How to prove uniform distribution of $m\oplus k$ if $k$ is uniformly distributed? All values $m, k, c$ are $n$-bit strings. $\oplus$ stands for the bitwise modulo-2 addition.
How to prove uniform distribution of $c=m\oplus k$ if $k$ is uniformly distributed? $m$ may be of any distribution and statistically independant of $k$.
For example you have a $m$-bit string that is with probability p=1 always '1111...111'. Adding it bitwise to a random $k$-bit string which is uniformly distributed makes the result also uniformly distributed. Why?
 A: If $X$ is a (vector) random variable that takes on each of the $2^n$ values 
$$\{00\cdots 00, \quad 00\cdots 01,\quad 00\cdots 10,\quad \ldots\ ,
\quad 11\cdots 10,\quad 11\cdots 11\}$$
with equal probability $2^{-n}$, then for any fixed $n$-bit vector $m$,
$Z = X\oplus m$ also has the same distribution
since for all choices of $n$-bit vector $a$ we have that
$$P\{Z = a\} = P\{m\oplus X = a\} =P\{X = m\oplus a\} = 2^{-n}\tag{1}$$
But suppose that $Y$ is another random variable taking on the same $2^n$ values
with arbitrary distribution (including the possibility that $Y$ takes on
some values with probability $0$) and suppose that $Z = X \oplus Y$.
Given that the event $\{Y = m\}$ occurs, suppose that the conditional distribution
of $X$ conditioned on $\{Y = m\}$ is uniform on the $2^n$ values of $X$. Then,
we have that
$$P\{Z = a\mid Y = m\} = P\{X\oplus Y = a\mid Y = m\} = P\{X = m\oplus a \mid Y = m\} = 2^{-n}. \tag{2}$$
Equation $(2)$ shows that $P\{Z = a \mid Y = m\}$,
the conditional probability that $Z = X\oplus Y$ equals $a$
given that $Y = m$  is $2^{-n}$. If $(2)$ holds for all $m$, then
since the unconditional probability
that $Z = a$ is, by the law of total probability, a weighted sum of
the conditional probabilities, we also have that
$$P\{Z = a\} = \sum_m P\{Z=a\mid Y = m\}P\{Y = m\} = 2^{-n}\sum_m P\{Y = m\} = 2^{-n}.$$
Note that we have implicitly assumed that $X$ and $Y$ are independent because
we have assumed that for all choices of $m$, the conditional distribution of
$X$ given that $\{Y = m\}$ is a uniform distribution on the $2^n$ values of $X$, that is the conditional distribution of $X$ is the same regardless of the choice of the value of $Y$.  
Two points are worth noting here.


*

*It is not necessary that $Y$ also be uniformly distributed on
the $2^n$ values as long as $X$ and $Y$ are assumed to be independent.
In fact, as $(1)$ indicates, $Z = X\oplus Y$ is uniformly distributed
on the $2^n$ even if $Y$ is a degenerate random variable taking on value
$m$ with probability $1$. (Note that even in this case, $X$ and $Y$ are
independent random variables nonetheless).

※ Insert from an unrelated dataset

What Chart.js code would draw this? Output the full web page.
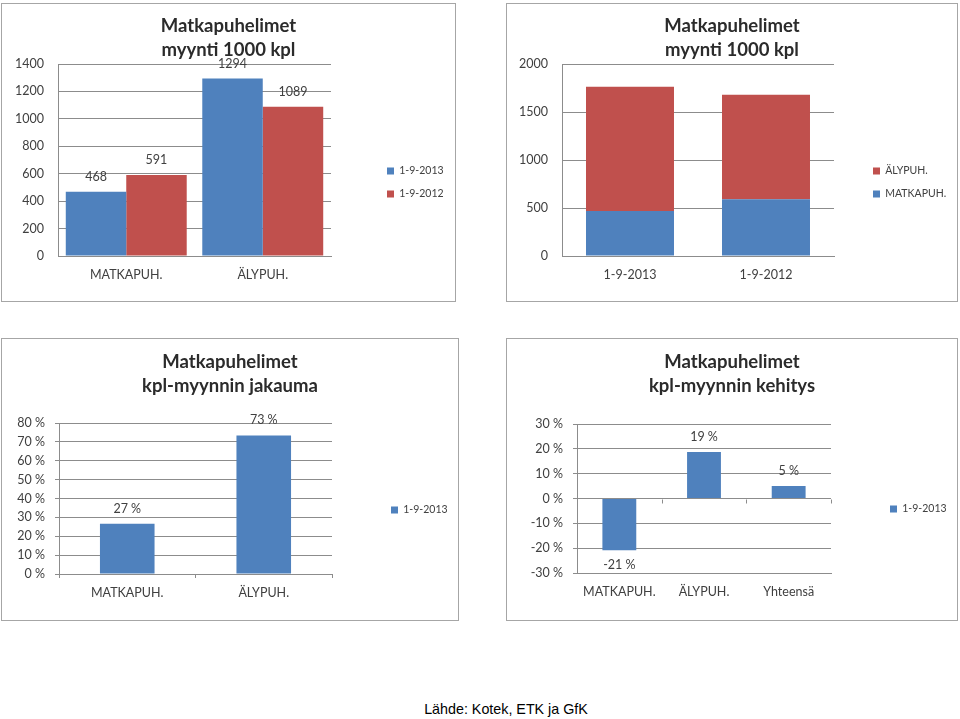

*While $X$ and $Y$ being independent is sufficient for $Z$ to
inherit the uniform distribution on the $2^n$ values that $X$ enjoys,
independence of $X$ and $Y$ is not necessary either. For example,
with $n=2$ and $X$ uniformly distributed on $\{00, 01, 10, 11\}$,
consider the joint distribution given below:
$$P\{X = 00, Y = 00\} = \frac{1}{4}, \quad P\{X = 11, Y = 00\}= \frac{1}{4},\\
P\{X = 01, Y = 11\} = \frac{1}{4}, \quad P\{X = 10, Y = 11\}= \frac{1}{4},$$
where $X$ and $Y$ are clearly not independent, $Y$ is not uniformly
distributed on $\{00, 01, 10, 11\}$ (though it is uniformly
distributed on $\{00, 11\}$), and yet $Z$ is uniformly distributed on
$\{00, 01, 10, 11\}$ just as $X$ is.
A: This is not true. For example, if $m = k$, $c$ is not uniformly distributed.
A: I don't think the answer is correct because it relies on you making the assumption and then using that assumption to prove the point.
i.e.
Given that the event {Y=m} occurs, suppose that the conditional distribution of X conditioned on {Y=m} is uniform on the 2n values of X. 

I'm not sure if this is allowed because this is the part you are trying to prove and it creates a circularity problem. It is because you are effectively using two constraints, that it is conditional and the other is uniform. Then you are stating that it works even when there is unconditional probability, but you have already "assumed it is uniform" previously, so you can't just use that again...
The uniformality part just appears from nowhere without justification.
I would just use the empirical proof such as the last two points mentioned in Dilip's answer.